Prime land prices in central Tokyo wards such as Shinjuku and Setagaya exceed 10,000,000 yen per square meter for commercial parcels. Odakyu controls rights-of-way for its 120.5-kilometer network and substantial adjoining property holdings (retail, depots, stations), assets that are costly and time-consuming to replicate. Securing land for new lines or depots would require negotiation with thousands of private owners or reliance on eminent domain procedures that are politically and legally complex. Historical expansion projects-such as Odakyu's quadruple-tracking and station-area redevelopments-took multiple decades to plan and execute, reflecting the protracted timeline for land assembly in Greater Tokyo.

  • Odakyu network length: 120.5 km
  • Prime Tokyo land price (select wards): >10,000,000 yen/m2
  • Typical land area required per urban station footprint: 3,000-10,000 m2
  • Estimated land cost for a single prime station (3,000 m2): 30,000,000,000 yen

NETWORK EFFECTS AND ECOSYSTEM DOMINANCE

Odakyu's vertically integrated "Life-style Support" ecosystem strengthens incumbency.
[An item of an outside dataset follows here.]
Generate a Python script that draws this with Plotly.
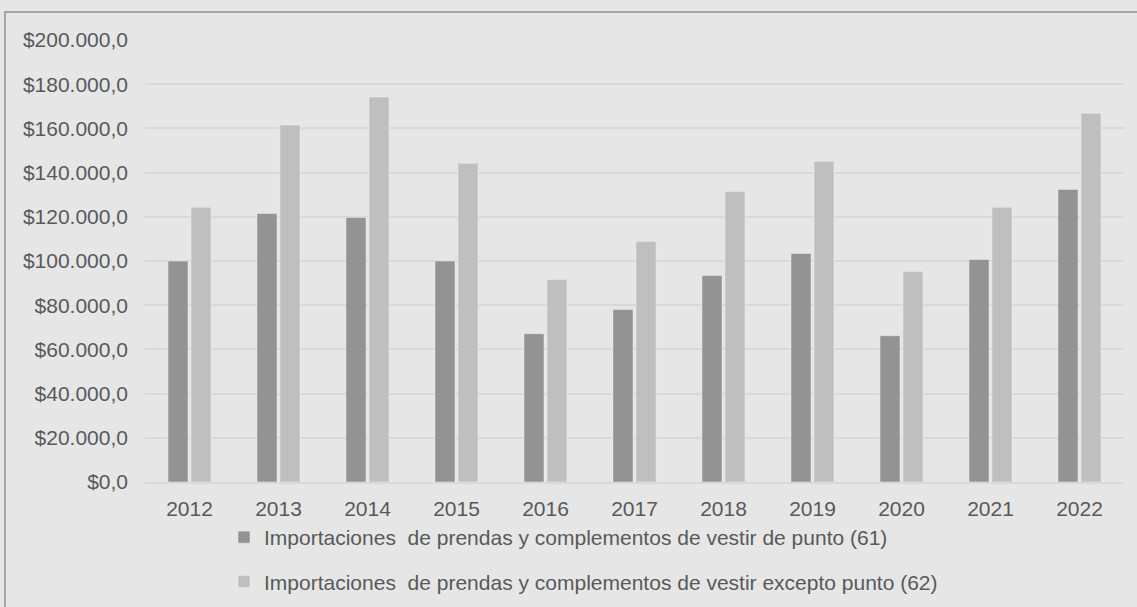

The company operates over 100 Odakyu OX supermarkets, manages significant retail and real estate assets, and serves approximately 3.2 million loyalty-card members across transportation, retail, and property services. This ecosystem drives repeat usage and cross-selling, allowing Odakyu to capture value across commuter journeys and household spending. The company's ability to monetize passenger flows via retail, advertising, and real-estate rent contributes materially to its operating income-reported at 52.8 billion yen-thereby lowering effective marginal costs of service and raising customer acquisition costs for challengers.

Ecosystem Component Scale / Number Impact on Entry Barrier
Odakyu OX supermarkets 100+ Captures retail spend of local commuters
Loyalty-card members 3,200,000 Established customer base and targeted marketing
Operating income 52,800,000,000 yen Financial buffer enabling cross-subsidization
Integrated services Transport + Retail + Real Estate Creates multi-sided network effects

The combination of extreme upfront capital needs, stringent regulatory requirements, prohibitive land costs, and entrenched ecosystem advantages produces a high and durable barrier to new entrants in Odakyu's core markets.